The Recovery Friendly Workplace designation comes at no cost to businesses. The University of Missouri Extension is funding the initiative through a Rural Opioids Technical Assistance grant to address substance use disorder in rural communities throughout Missouri. Buddeez staff completed several steps to earn the designation. These included training, planning, and delivering a declaration to staff stating the organization’s support for employees in recovery.
During the designation, McCauley shared information about the UM System Manufacturer Partnership and connected the Buddeez staff to the services offered to help Missouri’s manufactures enhance innovation, resilience, and agility. The partnership leverages the expertise of faculty and student teams on the four UM campuses to serve the state’s manufacturers through education, topic-focused roundtable discussions, and company-specific projects. The Partnership has been created to address the needs of the more than 5,400 Missouri manufacturers throughout the state by bringing UM resources to the manufacturing companies that need them.

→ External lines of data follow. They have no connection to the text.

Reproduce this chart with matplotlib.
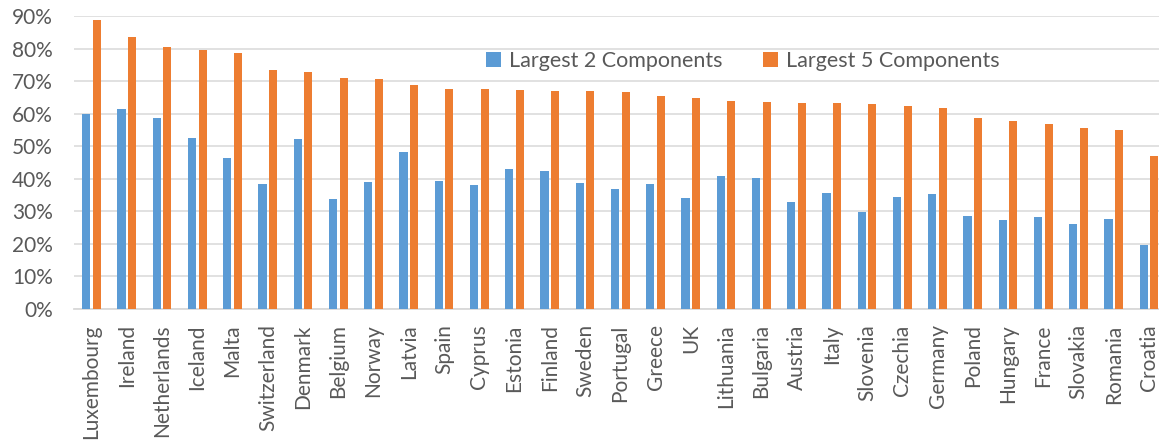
import numpy as np
import matplotlib.pyplot as plt
from matplotlib.ticker import FuncFormatter

countries = ['Luxembourg', 'Ireland', 'Netherlands', 'Iceland', 'Malta', 'Switzerland',
             'Denmark', 'Belgium', 'Norway', 'Latvia', 'Spain', 'Cyprus', 'Estonia',
             'Finland', 'Sweden', 'Portugal', 'Greece', 'UK', 'Lithuania', 'Bulgaria',
             'Austria', 'Italy', 'Slovenia', 'Czechia', 'Germany', 'Poland', 'Hungary',
             'France', 'Slovakia', 'Romania', 'Croatia']

# share of total (%)
largest2 = [59.8, 61.3, 58.7, 52.4, 46.5, 38.3, 52.3, 33.8, 39.1, 48.3, 39.3, 38.0, 42.9,
            42.4, 38.7, 37.0, 38.3, 34.0, 40.8, 40.2, 33.0, 35.7, 29.7, 34.4, 35.4, 28.7,
            27.4, 28.3, 26.2, 27.6, 19.6]
largest5 = [88.9, 83.5, 80.6, 79.6, 78.5, 73.3, 72.8, 71.0, 70.8, 68.7, 67.7, 67.5, 67.4,
            67.1, 66.9, 66.6, 65.5, 64.9, 63.8, 63.7, 63.4, 63.4, 62.9, 62.4, 61.8, 58.6,
            57.9, 56.9, 55.6, 55.0, 47.1]

blue = '#5B9BD5'
orange = '#ED7D31'
grey_txt = '#595959'
grid_col = '#D9D9D9'

plt.rcParams['font.family'] = ['Lato', 'DejaVu Sans']

fig = plt.figure(figsize=(11.59, 4.46), dpi=100)
ax = fig.add_axes([0.0638, 0.3072, 0.9428, 0.6569])

x = np.arange(len(countries))
w = 0.23
ax.bar(x - 0.15, largest2, width=w, color=blue, label='Largest 2 Components', zorder=3)
ax.bar(x + 0.15, largest5, width=w, color=orange, label='Largest 5 Components', zorder=3)

ax.set_xlim(-0.5, len(countries) - 0.5)
ax.set_ylim(0, 90)
ax.set_yticks(np.arange(0, 91, 10))
ax.yaxis.set_major_formatter(FuncFormatter(lambda v, p: '%d%%' % v))
ax.set_xticks(x)
ax.set_xticklabels(countries, rotation=90)

ax.grid(axis='y', color=grid_col, linewidth=1.1, zorder=0)
for s in ['top', 'right', 'left']:
    ax.spines[s].set_visible(False)
ax.spines['bottom'].set_color(grid_col)
ax.spines['bottom'].set_linewidth(1.3)

ax.tick_params(axis='y', length=0, pad=15, labelsize=15, labelcolor=grey_txt)
ax.tick_params(axis='x', length=0, pad=11, labelsize=15, labelcolor=grey_txt)

leg = ax.legend(ncol=2, loc='center', bbox_to_anchor=(0.612, 0.845), frameon=False,
                fontsize=15.5, handlelength=0.7, handleheight=0.7, handletextpad=0.4,
                columnspacing=1.85, labelcolor=grey_txt)

fig.savefig('out.png', dpi=100)
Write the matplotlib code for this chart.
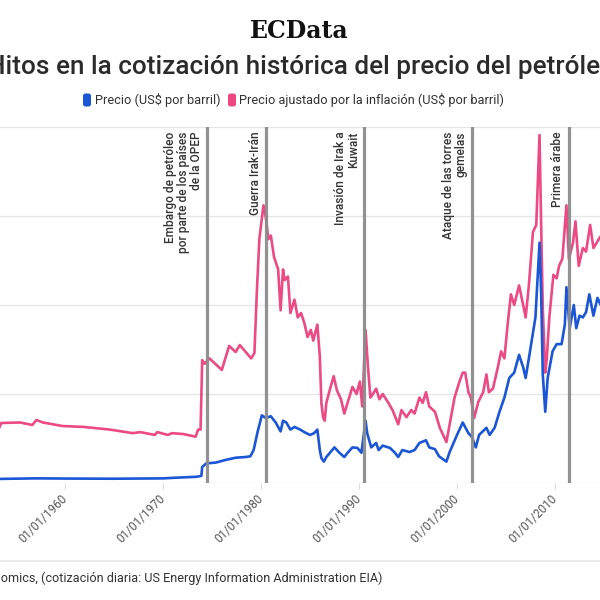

“The greatest thing about Buddeez is the staff,” McCauley said. “They demonstrate a tremendous commitment to their health and well-being and their support for those in recovery is phenomenal. Buddeez changes lives for the better, and in doing so, positively impacts its entire community.”
Mary Brutcher, the Human Resources Director at Buddeez, echoed McCauley’s sentiments. “Over the years, Buddeez has had numerous employees in recovery. Several have let their light shine by becoming better employees, parents, and co-workers. They are always friendly and extremely helpful. Many of our employees in recovery have been promoted several times, and some have even left us to advance their careers.”
Much of Buddeez success stems from its leaders, who view the staff as family, and understand that substance use disorder is a brain disease and not a moral failing. Supervisors allow staff in recovery the time they need to attend doctor’s appointments and to receive treatment.
Human Resources Manager Tori Kappelmann notes that hiring people in recovery is as rewarding to his business as it is to the employee.
“We are rewarded just as much as the employee who has chosen recovery. They are always excited to share their progress and we take pride in knowing that Buddeez is part of an opportunity that allows them to continue their recovery journey. Employees know they will be given time off to attend required recovery appointments, if they provide documentation, and they take pride in the support that Buddeez offers to them.”
One of the greatest benefits Buddeez has received by hiring employees in recovery is the way it has helped the business address the workplace shortage, and the support those employees offer to new hires, which has improved company retention. “Employees share their success and attribute it to Buddeez, and others want to be employed at a place where they can experience the same thing,” Kappelmann says. Jon Yawn, the Quality Manager at Buddeez, says one of his best employees was in recovery. “It was awesome to see her welcome new employees. She went out of her way to talk to every single person she came across because she didn’t want them to be alone or left out.”
In today’s world, where most of us have found the door to a business locked and a sign posted that reads “Closed due to a staffing shortage,” it is refreshing to find a large manufacturing plant in a small, rural community booming. Imagine a place where company executives feel blessed to be able to hire people in recovery. Mark Maloney, the Plant Manager, sums it up when he says, “We feel we are lucky, because we have the best employees. Some have struggled with substance use disorder and are now in recovery. Many of these hard-working folks make up our core. We welcome them, offer them stability, and a judgment free workplace. In return, they are loyal, consistent, and willing to go an extra step to make sure the job is done right. At this time, finding any employee is a boon, but finding core employees is an advantage.”
“It is our hope that businesses that have been reluctant to give people in recovery a second chance will hear the stories from Buddeez staff and leaders and decide to become recovery friendly, too,” McCauley said. “We are excited Buddeez has found a solution to the worker shortage and is willing to share their success with other businesses that need support.”